Wednesday, September 7, 2011

Cinnamon Fig Honey Mascarpone

While on our beach retreat, we had the most memorable dessert. There was a delightful balance between all the textures and layers of flavor. Between thin layers of sponge cake you cut through sweet creamy mascarpone, sliced fresh figs, the crunch of fleur de sel (and something else caramel-brittle-like but I have no idea what it is), and cooling house-made fig sorbet. Being 400 miles away from this delicious dessert at Searsucker, I thought to create one similar at home from what I had on hand.
Whip mascarpone with honey and let it sit at room temperature so it's soft. Meanwhile, toast two slices (one slice per person) of buttered cinnamon bread on the stove top, slice in half, and arrange on your dessert plates. Using a small ice cream scoop, top a small ball of honey mascarpone on a half bread slice for each plate. Arrange a small spoonful of fig preserve on the side, top with second half of cinnamon toast. Add a small spoonful of raspberry sorbetto, sprinkle all over with some cinnamon sugar, and away your taste buds go!

Tuesday, September 6, 2011

400 miles West

Everyone needs that get away, whether it's a stay-cation, road trip, or flight overseas. Away from your daily planner. Away from the to-do and honey-do lists. Away from the counter that always seems to collect dust even though you just cleaned it.
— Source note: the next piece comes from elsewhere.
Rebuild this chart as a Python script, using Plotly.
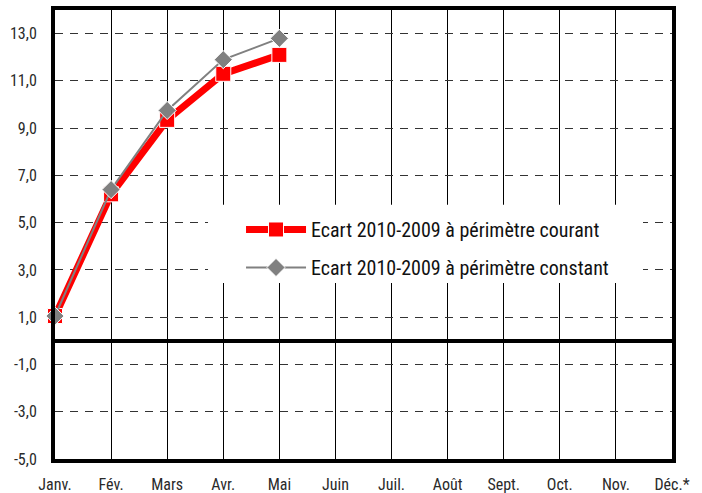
import plotly.graph_objects as go

months = ["Janv.", "Fév.", "Mars", "Avr.", "Mai", "Juin", "Juil.", "Août",
          "Sept.", "Oct.", "Nov.", "Déc.*"]
courant = [1.05, 6.2, 9.35, 11.3, 12.1]
constant = [1.05, 6.4, 9.75, 11.9, 12.8]
ytick_vals = [-5, -3, -1, 1, 3, 5, 7, 9, 11, 13]
ytick_text = ["-5,0", "-3,0", "-1,0", "1,0", "3,0", "5,0", "7,0", "9,0", "11,0", "13,0"]
name_courant = "Ecart 2010-2009 à périmètre courant"
name_constant = "Ecart 2010-2009 à périmètre constant"

FONT = "Roboto Condensed, Arial Narrow, sans-serif"
TXT = "#2a2a2a"

x_idx = list(range(len(months)))

fig = go.Figure()
fig.add_trace(go.Scatter(
    x=x_idx[:len(courant)], y=courant, name=name_courant, legendgroup="a",
    mode="lines+markers",
    line=dict(color="#ff0000", width=7),
    marker=dict(symbol="square", size=15, color="#ff0000",
                line=dict(color="white", width=1)),
    cliponaxis=False, hoverinfo="skip",
))
fig.add_trace(go.Scatter(
    x=x_idx[:len(constant)], y=constant, name=name_constant, legendgroup="b",
    mode="lines+markers",
    line=dict(color="#808080", width=2),
    marker=dict(symbol="diamond", size=14, color="#808080",
                line=dict(color="white", width=1)),
    cliponaxis=False, hoverinfo="skip",
))

# white background box behind the legend (hides the grid there)
fig.add_shape(type="rect", xref="paper", yref="paper",
              x0=0.248, x1=0.953, y0=0.392, y1=0.566,
              fillcolor="white", line=dict(width=0), layer="above")

fig.update_layout(
    width=702, height=493, autosize=False,
    margin=dict(l=55, r=30, t=10, b=34, pad=0),
    paper_bgcolor="white", plot_bgcolor="white",
    font=dict(family=FONT, size=16, color=TXT),
    showlegend=True,
    legend=dict(
        x=0.3015, y=0.5546, xanchor="left", yanchor="top",
        bgcolor="rgba(0,0,0,0)", borderwidth=0,
        font=dict(family=FONT, size=20, color="#111111"),
        itemwidth=60, tracegroupgap=9,
    ),
    xaxis=dict(
        range=[0, 11], tickmode="array", tickvals=x_idx, ticktext=months,
        showgrid=True, gridcolor="#000000", gridwidth=1,
        showline=True, linecolor="black", linewidth=4, mirror=True,
        zeroline=False, ticks="", ticklabelstandoff=8, automargin=False,
        tickfont=dict(family=FONT, size=16, color=TXT),
    ),
    yaxis=dict(
        range=[-5, 14], tickmode="array", tickvals=ytick_vals, ticktext=ytick_text,
        showgrid=True, gridcolor="#333333", gridwidth=1, griddash="8px,7px",
        showline=True, linecolor="black", linewidth=4, mirror=True,
        zeroline=True, zerolinecolor="black", zerolinewidth=4,
        ticks="", ticklabelstandoff=11, automargin=False,
        tickfont=dict(family=FONT, size=16, color=TXT),
    ),
)

fig.write_html("out.html", config={"displayModeBar": False},
               post_script="document.body.style.margin='0px';")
For the long weekend, my husband and I traded in the hot desert sun for the ocean breeze 400 miles west.

We left fleeting footprints in the Pacific sand.
We marveled at people of all shapes, sizes, and decor.
We savored flavors of the sea and fancies of the creative chef.
We soaked up the smell and coolness of the rain.
We walked, and talked, and stopped to smell all the roses.

chocolate + biscotti
squid "sweet heat." swordfish "costa rica" drunken cherries + smoky almonds (fish was caught that morning). figs and shortcake with mascarpone and fig sorbet.
Pacific Rain

"Anything Goes" Bag

This crocheted bag is the next generation of my Library Book Bag. A print cotton liner provides a bright background to find things more easily inside and prevents keys and books from poking through. A sewn in muslin pocket is handy for a phone, pens, and spare change!